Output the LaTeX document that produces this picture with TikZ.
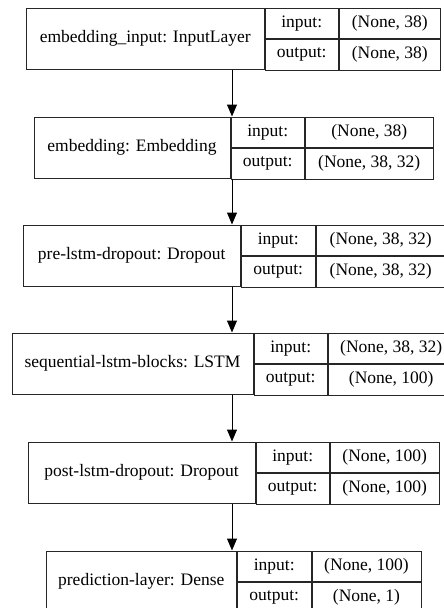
\documentclass[tikz,border=0pt]{standalone}
\usepackage{fontspec}
\setmainfont{Liberation Serif}
\usetikzlibrary{arrows.meta}

\begin{document}
\begin{tikzpicture}[x=1pt, y=-1pt,
  cell/.style={draw=black!85, line width=1pt, inner sep=0pt, anchor=north west,
    minimum height=30.5pt, font=\fontsize{17.5}{20}\selectfont},
  lname/.style={cell, minimum height=61pt},
  kind/.style={cell, minimum width=73.5pt},
  flow/.style={-{Triangle[length=12pt, width=10pt]}, line width=1pt}]
\path[use as bounding box, clip] (0,0) rectangle (444,608);
\coordinate (axis) at (232,0);

\node[lname, minimum width=237.5pt] (n1) at (26,7.5) {embedding\_input: InputLayer};
\node[kind] (i1) at (n1.north east) {input:};
\node[kind] (o1) at (i1.south west) {output:};
\node[cell, minimum width=100.5pt] (s1) at (i1.north east) {(None, 38)};
\node[cell, minimum width=100.5pt] (t1) at (o1.north east) {(None, 38)};

\node[lname, minimum width=196pt] (n2) at (33.5,116.5) {embedding: Embedding};
\node[kind] (i2) at (n2.north east) {input:};
\node[kind] (o2) at (i2.south west) {output:};
\node[cell, minimum width=127.5pt] (s2) at (i2.north east) {(None, 38)};
\node[cell, minimum width=127.5pt] (t2) at (o2.north east) {(None, 38, 32)};

\node[lname, minimum width=217.5pt] (n3) at (22.5,224.5) {pre-lstm-dropout: Dropout};
\node[kind] (i3) at (n3.north east) {input:};
\node[kind] (o3) at (i3.south west) {output:};
\node[cell, minimum width=129.5pt] (s3) at (i3.north east) {(None, 38, 32)};
\node[cell, minimum width=129.5pt] (t3) at (o3.north east) {(None, 38, 32)};

\node[lname, minimum width=241pt] (n4) at (11.5,332.5) {sequential-lstm-blocks: LSTM};
\node[kind] (i4) at (n4.north east) {input:};
\node[kind] (o4) at (i4.south west) {output:};
\node[cell, minimum width=125.5pt] (s4) at (i4.north east) {(None, 38, 32)};
\node[cell, minimum width=125.5pt] (t4) at (o4.north east) {(None, 100)};

\node[lname, minimum width=227pt] (n5) at (27.5,441.5) {post-lstm-dropout: Dropout};
\node[kind] (i5) at (n5.north east) {input:};
\node[kind] (o5) at (i5.south west) {output:};
\node[cell, minimum width=108.5pt] (s5) at (i5.north east) {(None, 100)};
\node[cell, minimum width=108.5pt] (t5) at (o5.north east) {(None, 100)};

\node[lname, minimum width=190.5pt] (n6) at (45.5,550.5) {prediction-layer: Dense};
\node[kind] (i6) at (n6.north east) {input:};
\node[kind] (o6) at (i6.south west) {output:};
\node[cell, minimum width=109pt] (s6) at (i6.north east) {(None, 100)};
\node[cell, minimum width=109pt] (t6) at (o6.north east) {(None, 1)};

\draw[flow] (n1.south -| axis) -- (n2.north -| axis);
\draw[flow] (n2.south -| axis) -- (n3.north -| axis);
\draw[flow] (n3.south -| axis) -- (n4.north -| axis);
\draw[flow] (n4.south -| axis) -- (n5.north -| axis);
\draw[flow] (n5.south -| axis) -- (n6.north -| axis);
\end{tikzpicture}
\end{document}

### Problem details
Skip the pictures and restate exactly the lines from the beginning of the listing to the line with "minimum width=100.5pt] (t1)", that line included.

### Exercise output
Output the LaTeX document that produces this picture with TikZ.
\documentclass[tikz,border=0pt]{standalone}
\usepackage{fontspec}
\setmainfont{Liberation Serif}
\usetikzlibrary{arrows.meta}

\begin{document}
\begin{tikzpicture}[x=1pt, y=-1pt,
  cell/.style={draw=black!85, line width=1pt, inner sep=0pt, anchor=north west,
    minimum height=30.5pt, font=\fontsize{17.5}{20}\selectfont},
  lname/.style={cell, minimum height=61pt},
  kind/.style={cell, minimum width=73.5pt},
  flow/.style={-{Triangle[length=12pt, width=10pt]}, line width=1pt}]
\path[use as bounding box, clip] (0,0) rectangle (444,608);
\coordinate (axis) at (232,0);

\node[lname, minimum width=237.5pt] (n1) at (26,7.5) {embedding\_input: InputLayer};
\node[kind] (i1) at (n1.north east) {input:};
\node[kind] (o1) at (i1.south west) {output:};
\node[cell, minimum width=100.5pt] (s1) at (i1.north east) {(None, 38)};
\node[cell, minimum width=100.5pt] (t1) at (o1.north east) {(None, 38)};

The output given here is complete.